Are we protected from revenge porn?

It is every person’s nightmare – a naked or suggestive photo, an angry, vengeful ex and the internet. ‘Revenge porn’ – the sharing of intimate or explicit photos online for the purposes of vengeance against an ex is a growing problem.

With access to cameras on every mobile phone and the general social media connectivity of pretty much everyone, the possibility of your photo being viewed by millions of strangers online is real.

Frighteningly, there are even websites devoted providing a place to post to revenge porn, and despite serious efforts to eradicate these and make them hard to find on the internet, they are so far still accessible.

That can’t be legal……

According to the Office of the Commonwealth Director of Public Prosecutions, there is not enough protection for the many women who are contacting legal services for help dealing with revenge porn, or threats of producing revenge porn from ex partners.

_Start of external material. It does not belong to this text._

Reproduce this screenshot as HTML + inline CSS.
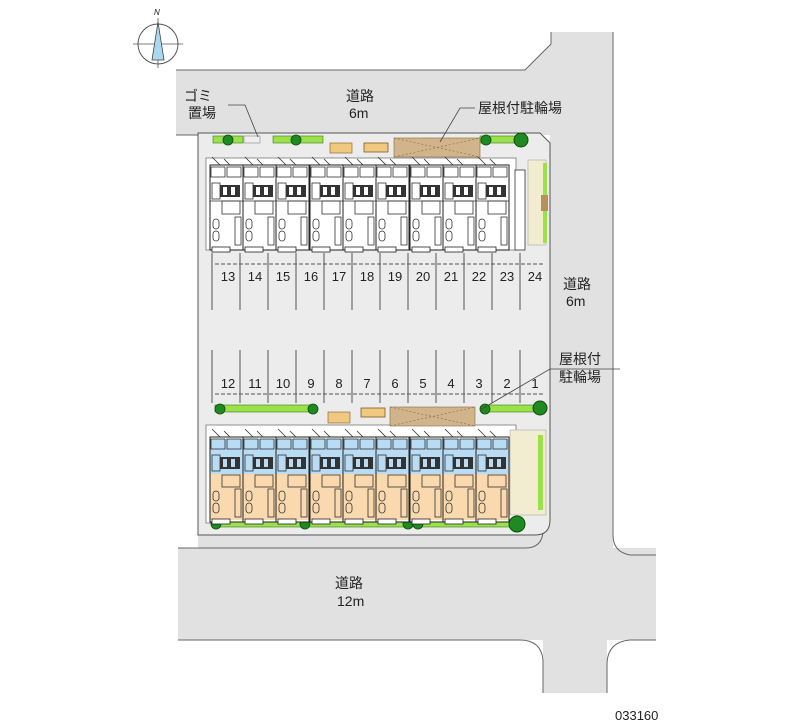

There is currently no federal law against revenge porn although the government is looking at developing civil penalties, such as fines and injunctions, to better target both the perpetrators who share such images and the websites that host them. Public consultation on the measures is open until the end of July, and the Government hopes to introduce new legislation by the end of the year.

While Victoria has passed specific legislation criminalising the malicious distribution of intimate images without the subject’s consent, Dr Nicola Henry of La Trobe University is concerned that the other states and territories are relying on archaic legislation to prosecute offenders.

New South Wales and South Australia have state laws that can be broadly interpreted to cover the criminalisation revenge porn. The only federal law that has been successfully used to charge revenge porn perpetrators is the federal crime of ‘using a carriage service to menace and harass’.

An enquiry by the NSW parliament into the legal protection available for victims of revenge porn is in the process of discerning whether the current legislation afforded by that state is adequate.

Domestic violence issue

Revenge porn exists because technology allows it to. Mega power players in the technology field, Microsoft, Twitter, Facebook and Reddit have all made commitments to removing revenge porn from their search engines and posts, with Google making available an online form with which a victim can request that images of them be removed from Google results.

Questions are raised over whether internet harassment and stalking (including revenge porn) is a ‘new’ crime and needs new legislation, or whether it is an extension of current legislation that protects the victims of stalking, blackmailing and domestic violence.

What is the future for laws protecting victims?

Dr Henry says that in relation to legislation protecting the privacy of victims the legislation is mostly based on protecting the rights of the individual against a corporation, and that legislation protecting victims from sexually based offences generally fail to recognise the ‘ongoing harm that sharing intimate images without consent causes to victims.’

While Australia tries to decide what to do about the gaps in the law regarding revenge porn, individual states in the US are gearing to pass protective legislation and England and Wales have banned revenge porn and set up helplines for victims.

Fiona McCormack, CEO of Domestic Violence Victoria sees the need for a ‘consistent response across states’, which is extremely important because the nature of the internet allows an abuser to be in one jurisdiction committing a crime, while the victim may well be in another area altogether.

Generally speaking, internet offences must be addressed in the jurisdiction in which they occur.

There is only limited protection

Unless revenge porn material is posted or threats are made in Victoria, the only state with legislation specifically prohibiting revenge porn, then a victim must rely on a broad interpretation of the pre-existing legislation to protect them from abuse.

There is an obvious need for protection from this sort of online violence, but as Australia struggles to keep up with the rest of the English speaking world in this regard, it remains to be seen in from which direction that will come.